In a discussion last month with candidates for national office, I voiced a concern about the impact of the current economic crisis on pension plan funding. I spoke about the federal requirement that would make companies, including hospitals, pay significant amounts of cash to make up in one year the significant losses suffered by their defined pension pension plans in this year’s stock market.
The economic crisis is quite extraordinary. Stocks have tumbled 30% below their value last year at this time. It is unrealistic to expect companies to make up the shortfalls in their pension funds in a short amount of time.
Most pension plans have at least 50% of their funds invested in the stock market. On October 30 the
Wall Street Journal reported that, of 361 defined benefit pension plans operated by companies on the Standard & Poors 500 list, stocks typically account for 50-70% of their investments. “Pension plan shortfalls,” the
Journal reported, “will likely result next year in hits to earnings… and possibly [hits to] cash at a number of companies.” This could happen not only at the big, publicly traded corporations. It could happen at modest-sized, not-for-profit hospitals, as well.
The
Pension Protection Action of 2006 (PPA) requires companies to achieve 94% of their target pension funding next year. The target level has been creeping up year-by-year and will reach 100% in a few years. Assuming the 30% decline in stock values continues through year-end, getting to the PPA’s target funding will require millions of dollars in cash from companies that are already strapped. This is the prospect unless there is a miracle stock market recovery equivalent in size to the disastrous performance seen since September.
I recently spoke about this looming problem to a member of the House
Ways and Means Committee. I don't think he was being facetious when he told me Congress really shouldn’t pass laws about things it poorly understands, such as actuarial requirements and accounting rules. However, that is exactly what Congress does. It passes such laws, just as it did in 2006 when the PPA was enacted.
One candidate for office with whom I spoke speculated that a solution to pension underfunding might be to extend the pension plan coverage provided by the
Pension Benefit Guarantee Corporation (PBGC). But that won’t work for a couple reasons.
First, the PBGC is itself under funded. In
testimony last month before the House
Committee on Education and Labor, Charles Millard, PBGC Director, acknowledged that “PBGC has been in a deficit position for most of its existence.” He said, "the single-employer program lacks the resources to fully satisfy its benefit obligations" See Mr. Millard's graph, below.

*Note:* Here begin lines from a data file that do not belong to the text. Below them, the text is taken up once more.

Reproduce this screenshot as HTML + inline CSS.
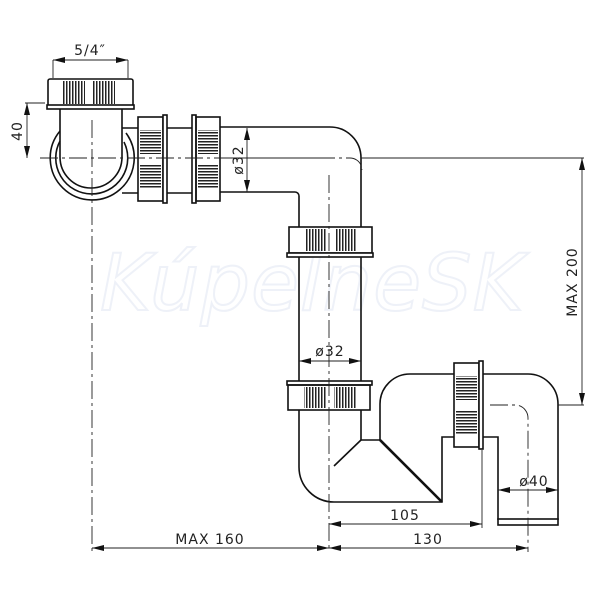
<!DOCTYPE html>
<html><head><meta charset="utf-8"><style>
html,body{margin:0;padding:0;background:#fff}
svg{display:block}
text{font-family:"DejaVu Sans","Liberation Sans",sans-serif;font-size:14px;fill:#222;letter-spacing:1px}
</style></head><body>
<svg width="600" height="600" viewBox="0 0 600 600" xmlns="http://www.w3.org/2000/svg">
<defs>
<marker id="a" markerWidth="12" markerHeight="6" refX="12" refY="3" orient="auto-start-reverse" markerUnits="userSpaceOnUse"><path d="M0,0 L12,3 L0,6 z" fill="#111"/></marker>
<pattern id="rv" width="3" height="10" patternUnits="userSpaceOnUse"><rect width="1.5" height="10" fill="#222"/></pattern>
<pattern id="rh" width="10" height="3" patternUnits="userSpaceOnUse"><rect width="10" height="1.5" fill="#222"/></pattern>
</defs>
<text x="100" y="310" font-size="78" font-style="italic" style="fill:none;stroke:#eef1f8;stroke-width:2;font-size:78px">KúpelneSK</text>
<g fill="none" stroke="#111" stroke-width="1.6">
<!-- top trap cap -->
<rect x="48" y="79" width="85" height="27" rx="2"/>
<rect x="63" y="81" width="22" height="23" fill="url(#rv)" stroke="none"/>
<rect x="93" y="81" width="22" height="23" fill="url(#rv)" stroke="none"/>
<rect x="47" y="105" width="87" height="4" fill="#fff"/>
<path d="M60,131 A42,42 0 1 0 126,133"/>
<path d="M60,141 A36,36 0 1 0 124,142"/>
<path d="M60,109 V157 A31,31 0 0 0 122,157 V109"/>
<path d="M122,128 H138 M122,193 H138"/>
<!-- nuts horizontal -->
<rect x="138" y="117" width="25" height="84"/>
<rect x="140" y="130" width="21" height="24" fill="url(#rh)" stroke="none"/>
<rect x="140" y="164" width="21" height="24" fill="url(#rh)" stroke="none"/>
<rect x="163" y="115" width="4" height="88" fill="#fff"/>
<path d="M167,128 H192 M167,193 H192"/>
<rect x="192" y="115" width="4" height="88" fill="#fff"/>
<rect x="196" y="117" width="24" height="84"/>
<rect x="198" y="130" width="20" height="24" fill="url(#rh)" stroke="none"/>
<rect x="198" y="164" width="20" height="24" fill="url(#rh)" stroke="none"/>
<!-- elbow -->
<path d="M220,127 H330 A31,31 0 0 1 361,158 V227"/>
<path d="M220,192 H295 A4,4 0 0 1 299,196 V227"/>
<!-- middle nut -->
<rect x="289" y="227" width="83" height="26"/>
<rect x="305" y="229" width="22" height="22" fill="url(#rv)" stroke="none"/>
<rect x="335" y="229" width="22" height="22" fill="url(#rv)" stroke="none"/>
<rect x="287" y="253" width="86" height="4" fill="#fff"/>
<path d="M299,257 V382 M361,257 V382"/>
<!-- lower nut -->
<rect x="287" y="381" width="85" height="4" fill="#fff"/>
<rect x="288" y="385" width="82" height="25"/>
<rect x="304" y="387" width="22" height="21" fill="url(#rv)" stroke="none"/>
<rect x="334" y="387" width="22" height="21" fill="url(#rv)" stroke="none"/>
<!-- trap body -->
<path d="M299,410 V467 A35,35 0 0 0 334,502 H442 V437 H454"/>
<path d="M361,410 V440 H380 V404 A30,30 0 0 1 410,374 H454"/>
<path d="M361,440 L334,466"/>
<path d="M380,440 L442,502" stroke-width="2.6"/>
<!-- side nut -->
<rect x="454" y="363" width="25" height="84"/>
<rect x="456" y="376" width="21" height="24" fill="url(#rh)" stroke="none"/>
<rect x="456" y="410" width="21" height="24" fill="url(#rh)" stroke="none"/>
<rect x="479" y="361" width="4" height="88" fill="#fff"/>
<path d="M483,374 H528 A30,30 0 0 1 558,404 V520 M483,437 H498 V520"/>
<rect x="498" y="519" width="60" height="6" fill="#fff"/>
</g>
<!-- center lines -->
<g fill="none" stroke="#222" stroke-width="0.9" stroke-dasharray="18,4,3,4">
<path d="M92,120 V552"/>
<path d="M40,158 H330"/>
<path d="M230,158 H350 A12,12 0 0 1 362,170" />
<path d="M329,175 V552"/>
<path d="M490,405 H515 A13,13 0 0 1 528,418 V552"/>
</g>
<g fill="none" stroke="#222" stroke-width="0.9">
<path d="M25,103 H45"/>
<path d="M361,158 H584"/>
<path d="M558,405 H584"/>
<path d="M53,60 V78 M128,60 V78"/>
<path d="M482,450 V528"/>
<path d="M53,60 H128" marker-start="url(#a)" marker-end="url(#a)"/>
<path d="M27,103 V158" marker-start="url(#a)" marker-end="url(#a)"/>
<path d="M247,128 V192" marker-start="url(#a)" marker-end="url(#a)"/>
<path d="M299,361 H361" marker-start="url(#a)" marker-end="url(#a)"/>
<path d="M582,158 V405" marker-start="url(#a)" marker-end="url(#a)"/>
<path d="M498,490 H558" marker-start="url(#a)" marker-end="url(#a)"/>
<path d="M329,524 H482" marker-start="url(#a)" marker-end="url(#a)"/>
<path d="M92,548 H329" marker-start="url(#a)" marker-end="url(#a)"/>
<path d="M329,548 H528" marker-start="url(#a)" marker-end="url(#a)"/>
</g>
<text x="90" y="55" text-anchor="middle">5/4″</text>
<text transform="translate(22,131) rotate(-90)" text-anchor="middle">40</text>
<text transform="translate(243,160) rotate(-90)" text-anchor="middle">ø32</text>
<text x="330" y="356" text-anchor="middle">ø32</text>
<text transform="translate(577,282) rotate(-90)" text-anchor="middle">MAX 200</text>
<text x="534" y="486" text-anchor="middle">ø40</text>
<text x="405" y="520" text-anchor="middle">105</text>
<text x="210" y="544" text-anchor="middle">MAX 160</text>
<text x="428" y="544" text-anchor="middle">130</text>
</svg>
</body></html>
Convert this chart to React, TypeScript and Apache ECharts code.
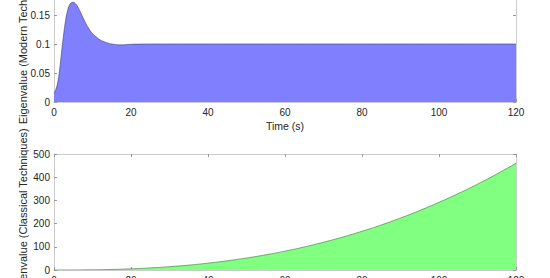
import React, { useEffect, useRef } from "react";
import * as echarts from "echarts";

const modernT = [0, 0.5, 1, 1.5, 2, 2.5, 3, 3.5, 4, 4.5, 5, 5.5, 6, 7, 8, 9, 10, 11, 12, 13, 14, 15, 16, 17, 18, 19, 20, 22, 25, 30, 40, 60, 80, 100, 120];
const modernV = [0.015, 0.022, 0.035, 0.058, 0.088, 0.116, 0.14, 0.157, 0.167, 0.171, 0.172, 0.17, 0.166, 0.153, 0.139, 0.127, 0.118, 0.112, 0.107, 0.104, 0.1015, 0.1, 0.099, 0.0985, 0.0985, 0.099, 0.0995, 0.0998, 0.1, 0.1, 0.1, 0.1, 0.1, 0.1, 0.1];

const classicalT = [0, 5, 10, 15, 20, 25, 30, 35, 40, 45, 50, 55, 60, 65, 70, 75, 80, 85, 90, 95, 100, 105, 110, 115, 120];
const classicalV = [0, 0.2, 0.9, 2.5, 5.2, 9.1, 14.4, 21.1, 29.5, 39.6, 51.6, 65.4, 81.3, 99.3, 119.6, 142, 167, 194, 224, 256.5, 291.6, 329.4, 370, 413.5, 460];

const xTicks = { min: 0, max: 120, interval: 20 };
const topY = { min: 0, max: 0.2, interval: 0.05 };
const botY = { min: 0, max: 500, interval: 100 };

const FONT = "'Liberation Sans', Arial, Helvetica, sans-serif";
const AXIS_COLOR = "#cccccc";
const TEXT_COLOR = "#262626";

export default function App() {
  const ref = useRef<HTMLDivElement>(null);
  useEffect(() => {
    if (!ref.current) return;
    const chart = echarts.init(ref.current, undefined, { renderer: "svg" });
    const line = { show: true, lineStyle: { color: AXIS_COLOR, width: 1 } };
    const tick = { show: true, inside: true, length: 3, lineStyle: { color: "#999999" } };
    const label = { color: TEXT_COLOR, fontSize: 10, fontFamily: FONT, margin: 5 };
    const mkX = (grid: number, name: string) => [
      {
        type: "value", gridIndex: grid, ...xTicks, position: "bottom",
        axisLine: { ...line, onZero: false }, axisTick: tick, axisLabel: label, splitLine: { show: false },
        name, nameLocation: "middle", nameGap: 18, nameMoveOverlap: false,
        nameTextStyle: { color: TEXT_COLOR, fontSize: 10.5, fontFamily: FONT },
      },
      {
        type: "value", gridIndex: grid, ...xTicks, position: "top",
        axisLine: { ...line, onZero: false }, axisTick: tick, axisLabel: { show: false }, splitLine: { show: false },
      },
    ];
    const mkY = (grid: number, r: any, name: string) => [
      {
        type: "value", gridIndex: grid, ...r, position: "left",
        axisLine: { ...line, onZero: false }, axisTick: tick,
        axisLabel: { ...label, margin: 4 }, splitLine: { show: false },
        name, nameLocation: "middle", nameGap: 26, nameMoveOverlap: false,
        nameTextStyle: { color: TEXT_COLOR, fontSize: 11, fontFamily: FONT },
      },
      {
        type: "value", gridIndex: grid, ...r, position: "right",
        axisLine: { ...line, onZero: false }, axisTick: tick, axisLabel: { show: false }, splitLine: { show: false },
      },
    ];
    chart.setOption({
      animation: false,
      backgroundColor: "#ffffff",
      grid: [
        { left: 54, right: 34, top: -14, height: 116, outerBoundsMode: "none", containLabel: false },
        { left: 54, right: 34, top: 154, height: 116, outerBoundsMode: "none", containLabel: false },
      ],
      xAxis: [...mkX(0, "Time (s)"), ...mkX(1, "")],
      yAxis: [
        ...mkY(0, topY, "Eigenvalue (Modern Techniques)"),
        ...mkY(1, botY, "Eigenvalue (Classical Techniques)"),
      ],
      series: [
        {
          type: "line", xAxisIndex: 0, yAxisIndex: 0, smooth: true, symbol: "none",
          data: modernT.map((t, i) => [t, modernV[i]]),
          lineStyle: { color: "#3a3a70", width: 0.6 },
          areaStyle: { color: "#8080ff", opacity: 1 },
        },
        {
          type: "line", xAxisIndex: 2, yAxisIndex: 2, smooth: true, symbol: "none",
          data: classicalT.map((t, i) => [t, classicalV[i]]),
          lineStyle: { color: "#3a703a", width: 0.6 },
          areaStyle: { color: "#80ff80", opacity: 1 },
        },
      ],
    });
    return () => chart.dispose();
  }, []);
  return <div ref={ref} style={{ width: 550, height: 278, position: "absolute", left: 0, top: 0 }} />;
}
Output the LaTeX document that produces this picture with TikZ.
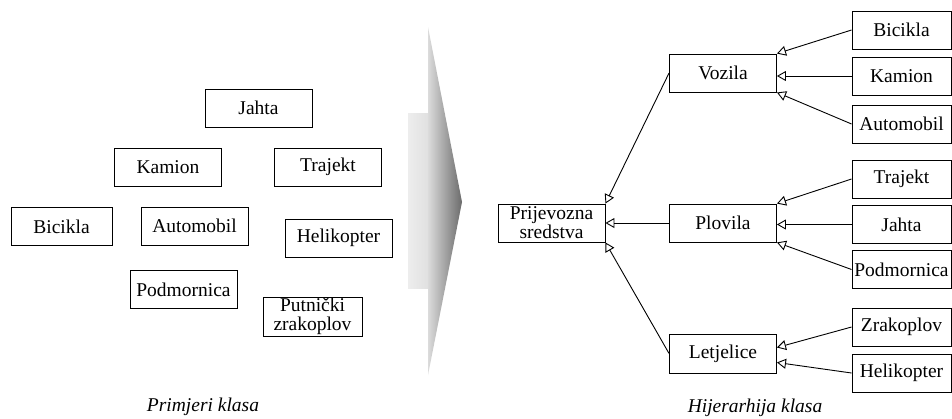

As of 2007 the PBGC had an accumulated deficit of $14.1 billion.
Here's a second reason extending PBGC coverage won't work: to do so, the PBGC would have to increase its
premiums to the companies whose plans are covered. That would mean additional out-of-pocket cash from the strapped companies.
The solution isn’t to prepare for more PBGC bailouts. The solution is to change the PPA rules for the extraordinary circumstance in which we find ourselves. Congress should make it possible for companies to adequately fund their pension plans over longer periods of time. Companies have to be able to meet their funding targets in a reasonable way – or they won’t meet them at all.
The
American Benefits Council has started to talk about this, proposing last week to the Ways & Means Committee a ten-point plan to deal with “the [pension] funding requirements that were unanticipated just weeks ago.” The Council called upon Congress to enact changes that would avoid the huge cash calls that are now possible for organizations across the county as PPA requirements collide with the stock market's extraordinary losses.
With the national elections nearly behind us, dealing with the coming crisis in pension funding is an important (and apparently as yet unrecognized) responsibility of our elected leaders.